Paper No. 9
Presentation Time: 3:35 PM
THE TRIASSIC ACTINOPTERYGIAN FISH REVOLUTION
The real impact of the big P/T crisis on the actinoptegyian fish faunas has not been yet understood. Though, the recovery is known to have been fairly rapid: two or three million years after the crisis an impressive radiation led to a greatly diversified Anisian fauna, with a wide range of trophic and swimming specializations. We have also to consider that a few highly specialized taxa were already present in latest Permian, for example the top-predator Saurichthys and the durophagous suction-feeder Bobasatrania. Soon after the P/T crisis, they were joined by other top predators like Birgeria and by some pleonisciform survivors, all together making up the Triassic Early Fish Fauna (TEFF). Except for Bobasatrania, most of these fishes lived in open marine waters. As proved by the rich assemblages found in South China and in the Southern Alps, the start of the real, dramatic change took place in the Spathian and had its apex between the Pelsonian and the Illyrian (Middle-Late Anisian), giving rise to the Triassic Middle Fish Fauna (TMFF).
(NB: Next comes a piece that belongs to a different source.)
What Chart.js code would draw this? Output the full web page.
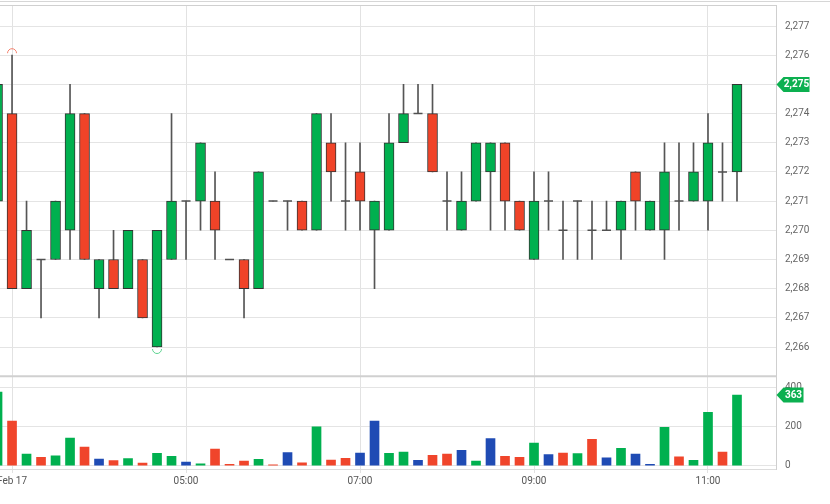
<!DOCTYPE html>
<html lang="en">
<head>
<meta charset="UTF-8">
<title>Candles and volume</title>
<script src="https://cdn.jsdelivr.net/npm/chart.js@4.4.2/dist/chart.umd.min.js"></script>
<style>
  html, body { margin: 0; padding: 0; background: #fff; }
  #wrap { position: relative; width: 830px; height: 504px; }
  #topline { position: absolute; left: 0; top: 1px; width: 830px; height: 1px; background: #d6d6d6; }
</style>
</head>
<body>
<div id="wrap">
  <canvas id="chart" width="830" height="504"></canvas>
  <div id="topline"></div>
</div>
<script>
// --- data (10 minute candles) ---
const times = [
  '02:50', '03:00', '03:10', '03:20', '03:30', '03:40', '03:50',
  '04:00', '04:10', '04:20', '04:30', '04:40', '04:50',
  '05:00', '05:10', '05:20', '05:30', '05:40', '05:50',
  '06:00', '06:10', '06:20', '06:30', '06:40', '06:50',
  '07:00', '07:10', '07:20', '07:30', '07:40', '07:50',
  '08:00', '08:10', '08:20', '08:30', '08:40', '08:50',
  '09:00', '09:10', '09:20', '09:30', '09:40', '09:50',
  '10:00', '10:10', '10:20', '10:30', '10:40', '10:50',
  '11:00', '11:10', '11:20'
];
const opens = [
  2271, 2274, 2268, 2269, 2269, 2270, 2274,
  2268, 2269, 2268, 2269, 2266, 2269,
  2271, 2271, 2271, 2269, 2269, 2268,
  2271, 2271, 2271, 2270, 2273, 2271,
  2272, 2270, 2270, 2273, 2274, 2274,
  2271, 2270, 2271, 2272, 2273, 2271,
  2269, 2271, 2270, 2271, 2270, 2270,
  2270, 2272, 2270, 2270, 2271, 2271,
  2271, 2272, 2272
];
const highs = [
  2275, 2276, 2271, 2269, 2271, 2275, 2274,
  2269, 2270, 2270, 2269, 2270, 2274,
  2271, 2273, 2272, 2269, 2269, 2272,
  2271, 2271, 2271, 2274, 2274, 2273,
  2273, 2271, 2274, 2275, 2275, 2275,
  2272, 2272, 2273, 2273, 2273, 2271,
  2272, 2272, 2271, 2271, 2271, 2271,
  2271, 2272, 2271, 2273, 2273, 2273,
  2274, 2273, 2275
];
const lows = [
  2271, 2268, 2268, 2267, 2269, 2269, 2269,
  2267, 2268, 2268, 2267, 2266, 2269,
  2269, 2270, 2269, 2269, 2267, 2268,
  2271, 2270, 2270, 2270, 2271, 2270,
  2270, 2268, 2270, 2273, 2274, 2272,
  2270, 2270, 2271, 2270, 2270, 2270,
  2269, 2270, 2269, 2269, 2269, 2270,
  2269, 2270, 2270, 2269, 2270, 2271,
  2270, 2271, 2271
];
const closes = [
  2275, 2268, 2270, 2269, 2271, 2274, 2269,
  2269, 2268, 2270, 2267, 2270, 2271,
  2271, 2273, 2270, 2269, 2268, 2272,
  2271, 2271, 2270, 2274, 2272, 2271,
  2271, 2271, 2273, 2274, 2274, 2272,
  2271, 2271, 2273, 2273, 2271, 2270,
  2271, 2271, 2270, 2271, 2270, 2270,
  2271, 2271, 2271, 2272, 2271, 2272,
  2273, 2272, 2275
];
const volumes = [
  379, 229, 60, 43, 51, 142, 96,
  34, 26, 37, 14, 63, 48,
  19, 9, 86, 7, 24, 33,
  4, 67, 15, 200, 29, 38,
  65, 229, 63, 70, 28, 53,
  60, 79, 24, 140, 48, 43,
  116, 57, 65, 62, 135, 41,
  89, 60, 7, 197, 46, 28,
  274, 70, 363
];
const volumeSide = [
  'buy', 'sell', 'buy', 'sell', 'buy', 'buy', 'sell',
  'mixed', 'sell', 'buy', 'sell', 'buy', 'buy',
  'mixed', 'buy', 'sell', 'sell', 'sell', 'buy',
  'sell', 'mixed', 'sell', 'buy', 'sell', 'sell',
  'mixed', 'mixed', 'buy', 'buy', 'mixed', 'sell',
  'sell', 'mixed', 'buy', 'mixed', 'sell', 'sell',
  'buy', 'mixed', 'sell', 'buy', 'sell', 'mixed',
  'buy', 'mixed', 'mixed', 'buy', 'sell', 'buy',
  'buy', 'sell', 'buy'
];
const priceTicks = [2266, 2267, 2268, 2269, 2270, 2271, 2272, 2273, 2274, 2275, 2276, 2277];
const volumeTicks = [0, 200, 400];
const xTickTimes = ['03:00', '05:00', '07:00', '09:00', '11:00'];
const xTickLabels = ['Feb 17', '05:00', '07:00', '09:00', '11:00'];

// --- colours ---
const UP = '#00b04f';
const DOWN = '#f04328';
const sideColor = { buy: '#00b04f', sell: '#f0452b', mixed: '#1f4bb4' };

const toMin = t => { const [h, m] = t.split(':').map(Number); return h * 60 + m; };
const xs = times.map(toMin);
const last = times.length - 1;

Chart.defaults.font.family = 'Roboto, "Open Sans", sans-serif';
Chart.defaults.font.size = 10;
Chart.defaults.color = '#666';

// fixed axis sizes, and no extra room for overflowing labels
const fixWidth = s => { s.width = 54; s.paddingTop = 0; s.paddingBottom = 0; };

function drawTag(ctx, xTip, yc, text, w) {
  const h = 15, a = 7;
  ctx.fillStyle = '#0cb050';
  ctx.beginPath();
  ctx.moveTo(xTip, yc);
  ctx.lineTo(xTip + a, yc - h / 2);
  ctx.lineTo(xTip + a + w, yc - h / 2);
  ctx.lineTo(xTip + a + w, yc + h / 2);
  ctx.lineTo(xTip + a, yc + h / 2);
  ctx.closePath();
  ctx.fill();
  ctx.fillStyle = '#fff';
  ctx.font = 'bold 10px Roboto, sans-serif';
  ctx.textAlign = 'center';
  ctx.textBaseline = 'middle';
  ctx.fillText(text, xTip + a + w / 2, yc + 0.5);
}

const overlay = {
  id: 'overlay',
  afterDraw(chart) {
    const { ctx, chartArea } = chart;
    const x = chart.scales.x, y = chart.scales.y, v = chart.scales.v;
    ctx.save();
    // pane frame
    ctx.strokeStyle = '#d0d0d0';
    ctx.lineWidth = 1;
    ctx.beginPath();
    ctx.moveTo(0, chartArea.top + 0.5);
    ctx.lineTo(chartArea.right, chartArea.top + 0.5);
    ctx.stroke();
    ctx.lineWidth = 2;
    ctx.beginPath();
    ctx.moveTo(0, v.top);
    ctx.lineTo(chartArea.right, v.top);
    ctx.stroke();

    // highest high / lowest low markers
    let hi = 0, lo = 0;
    highs.forEach((h, i) => { if (h > highs[hi]) hi = i; });
    lows.forEach((l, i) => { if (l < lows[lo]) lo = i; });
    ctx.lineWidth = 1;
    ctx.strokeStyle = '#f4806c';
    ctx.beginPath();
    ctx.arc(x.getPixelForValue(xs[hi]), y.getPixelForValue(highs[hi]) - 2, 4.5, Math.PI, 2 * Math.PI);
    ctx.stroke();
    ctx.strokeStyle = '#5ed490';
    ctx.beginPath();
    ctx.arc(x.getPixelForValue(xs[lo]), y.getPixelForValue(lows[lo]) + 2, 4.5, 0, Math.PI);
    ctx.stroke();

    // last value tags
    drawTag(ctx, chartArea.right + 0.5, y.getPixelForValue(closes[last]), closes[last].toLocaleString('en-US'), 26);
    drawTag(ctx, chartArea.right + 0.5, v.getPixelForValue(volumes[last]), String(volumes[last]), 20);
    ctx.restore();
  }
};

new Chart(document.getElementById('chart'), {
  type: 'bar',
  data: {
    datasets: [
      {
        label: 'Wick',
        data: xs.map((t, i) => ({ x: t, y: [lows[i], highs[i]] })),
        xAxisID: 'x', yAxisID: 'y',
        backgroundColor: '#555',
        barThickness: 1,
        grouped: false,
        order: 3
      },
      {
        label: 'Body',
        data: xs.map((t, i) => ({ x: t, y: opens[i] === closes[i] ? null : [opens[i], closes[i]] })),
        xAxisID: 'x', yAxisID: 'y',
        backgroundColor: opens.map((o, i) => closes[i] > o ? UP : DOWN),
        borderColor: '#333',
        borderWidth: 1,
        borderSkipped: false,
        barThickness: 10,
        grouped: false,
        order: 2
      },
      {
        type: 'line',
        label: 'Doji',
        data: xs.map((t, i) => ({ x: t, y: opens[i] })).filter((p, i) => opens[i] === closes[i]),
        xAxisID: 'x', yAxisID: 'y',
        showLine: false,
        pointStyle: 'line',
        pointRadius: 4.5,
        borderColor: '#505050',
        borderWidth: 1.5,
        order: 1
      },
      {
        label: 'Volume',
        data: xs.map((t, i) => ({ x: t, y: volumes[i] })),
        xAxisID: 'x', yAxisID: 'v',
        backgroundColor: volumeSide.map(s => sideColor[s]),
        barThickness: 9,
        grouped: false,
        order: 4
      }
    ]
  },
  options: {
    responsive: false,
    animation: false,
    events: [],
    layout: { autoPadding: false, padding: { top: 5, left: 0, right: 0, bottom: 0 } },
    plugins: { legend: { display: false }, tooltip: { enabled: false } },
    scales: {
      x: {
        type: 'linear',
        position: 'bottom',
        min: 171.7,
        max: 706.9,
        offset: false,
        grid: { offset: false, color: '#e2e2e2', tickLength: 4 },
        border: { color: '#dcdcdc' },
        afterBuildTicks: s => { s.ticks = xTickTimes.map(t => ({ value: toMin(t) })); },
        afterFit: s => { s.height = 35; s.paddingLeft = 0; s.paddingRight = 0; },
        ticks: {
          padding: 2,
          color: '#555',
          maxRotation: 0,
          callback: val => xTickLabels[xTickTimes.map(toMin).indexOf(val)]
        }
      },
      y: {
        type: 'linear',
        axis: 'y',
        position: 'right',
        stack: 'panes',
        stackWeight: 4,
        min: 2265,
        max: 2277.72,
        beginAtZero: false,
        grid: { color: '#e4e4e4', drawTicks: false },
        border: { color: '#cfcfcf' },
        afterBuildTicks: s => { s.ticks = priceTicks.map(p => ({ value: p })); },
        afterFit: fixWidth,
        ticks: { padding: 9, callback: val => val.toLocaleString('en-US') }
      },
      v: {
        type: 'linear',
        axis: 'y',
        position: 'right',
        stack: 'panes',
        stackWeight: 1,
        min: -17,
        max: 460,
        beginAtZero: false,
        grid: { color: '#e4e4e4', drawTicks: false },
        border: { color: '#cfcfcf' },
        afterBuildTicks: s => { s.ticks = volumeTicks.map(p => ({ value: p })); },
        afterFit: fixWidth,
        ticks: { padding: 9 }
      }
    }
  },
  plugins: [overlay]
});
</script>
</body>
</html>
The top-predators (Saurichthys and Birgeria) lived throughout the Triassic; in the meantime some necto-benthonic forms appeared, whose teeth are specially made for picking up and then processing organisms provided with an exoskeleton. Their specialization, however, is lower than that shown later on by the much larger crushing teeth of some of the taxa making the Triassic Late Fish Fauna (TLFF), appeared in the Norian. Associated to this kind of trophic specialization is often a deep body shape, which helps in maneuvering close to the bottom. These characteristics apply both to the basal neopterygian (Luoxiongichthys, Kyphosichthys) belonging to the South China assemblages (East Tethys) and to the subholosteans (Felberia, Stoppania, Ctenognathichthys) of the alpine sites (West Tethys). The same two groups share another novelty of the TMFF: the appearance of very small taxa, far less than 50 mm long. These ‘lilliput’ forms represent a new trophic level among the nectonic organisms. From the Norian, when also the reefal environments completed their recovery, the strictly durophagous taxa appeared with pycnodonts and the large semionotids (Paralepidotus), which were then widely spread throughout the rest of the Mesozoic.